• [Instructions for the task]:
Transcribe the lines below verbatim, skipping the images.

• [Raw data]:

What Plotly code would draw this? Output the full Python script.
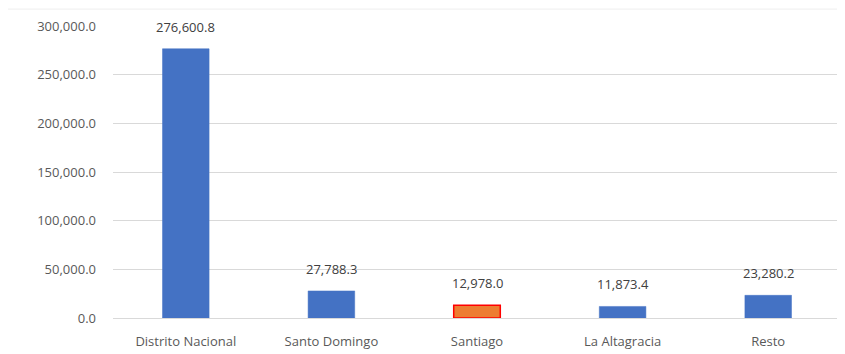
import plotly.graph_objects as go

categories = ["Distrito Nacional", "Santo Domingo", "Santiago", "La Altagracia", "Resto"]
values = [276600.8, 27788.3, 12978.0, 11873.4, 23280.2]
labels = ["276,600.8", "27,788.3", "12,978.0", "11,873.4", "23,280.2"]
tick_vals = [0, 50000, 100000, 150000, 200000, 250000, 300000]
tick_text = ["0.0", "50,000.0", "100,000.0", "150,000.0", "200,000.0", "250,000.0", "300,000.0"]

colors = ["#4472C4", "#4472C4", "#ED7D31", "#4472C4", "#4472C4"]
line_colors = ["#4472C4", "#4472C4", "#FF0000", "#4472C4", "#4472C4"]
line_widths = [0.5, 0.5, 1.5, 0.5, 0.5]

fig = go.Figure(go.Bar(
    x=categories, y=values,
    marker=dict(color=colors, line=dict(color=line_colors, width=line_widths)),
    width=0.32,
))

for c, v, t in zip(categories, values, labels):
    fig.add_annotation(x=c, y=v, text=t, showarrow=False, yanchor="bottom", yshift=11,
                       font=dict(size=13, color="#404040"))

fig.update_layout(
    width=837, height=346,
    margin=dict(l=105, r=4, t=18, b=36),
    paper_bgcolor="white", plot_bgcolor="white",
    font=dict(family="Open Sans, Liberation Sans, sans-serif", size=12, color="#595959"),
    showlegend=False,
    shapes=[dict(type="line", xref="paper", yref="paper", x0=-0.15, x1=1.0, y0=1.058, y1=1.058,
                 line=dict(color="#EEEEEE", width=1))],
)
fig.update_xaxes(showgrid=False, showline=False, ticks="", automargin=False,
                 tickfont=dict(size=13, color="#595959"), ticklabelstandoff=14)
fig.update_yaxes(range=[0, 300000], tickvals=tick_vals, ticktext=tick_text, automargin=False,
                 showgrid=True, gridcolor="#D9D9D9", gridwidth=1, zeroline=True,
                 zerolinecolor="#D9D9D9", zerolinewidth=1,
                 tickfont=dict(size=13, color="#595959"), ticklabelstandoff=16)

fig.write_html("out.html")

• [Response to this task]:
What Plotly code would draw this? Output the full Python script.
import plotly.graph_objects as go

categories = ["Distrito Nacional", "Santo Domingo", "Santiago", "La Altagracia", "Resto"]
values = [276600.8, 27788.3, 12978.0, 11873.4, 23280.2]
labels = ["276,600.8", "27,788.3", "12,978.0", "11,873.4", "23,280.2"]
tick_vals = [0, 50000, 100000, 150000, 200000, 250000, 300000]
tick_text = ["0.0", "50,000.0", "100,000.0", "150,000.0", "200,000.0", "250,000.0", "300,000.0"]

colors = ["#4472C4", "#4472C4", "#ED7D31", "#4472C4", "#4472C4"]
line_colors = ["#4472C4", "#4472C4", "#FF0000", "#4472C4", "#4472C4"]
line_widths = [0.5, 0.5, 1.5, 0.5, 0.5]

fig = go.Figure(go.Bar(
    x=categories, y=values,
    marker=dict(color=colors, line=dict(color=line_colors, width=line_widths)),
    width=0.32,
))

for c, v, t in zip(categories, values, labels):
    fig.add_annotation(x=c, y=v, text=t, showarrow=False, yanchor="bottom", yshift=11,
                       font=dict(size=13, color="#404040"))

fig.update_layout(
    width=837, height=346,
    margin=dict(l=105, r=4, t=18, b=36),
    paper_bgcolor="white", plot_bgcolor="white",
    font=dict(family="Open Sans, Liberation Sans, sans-serif", size=12, color="#595959"),
    showlegend=False,
    shapes=[dict(type="line", xref="paper", yref="paper", x0=-0.15, x1=1.0, y0=1.058, y1=1.058,
                 line=dict(color="#EEEEEE", width=1))],
)
fig.update_xaxes(showgrid=False, showline=False, ticks="", automargin=False,
                 tickfont=dict(size=13, color="#595959"), ticklabelstandoff=14)
fig.update_yaxes(range=[0, 300000], tickvals=tick_vals, ticktext=tick_text, automargin=False,
                 showgrid=True, gridcolor="#D9D9D9", gridwidth=1, zeroline=True,
                 zerolinecolor="#D9D9D9", zerolinewidth=1,
                 tickfont=dict(size=13, color="#595959"), ticklabelstandoff=16)

fig.write_html("out.html")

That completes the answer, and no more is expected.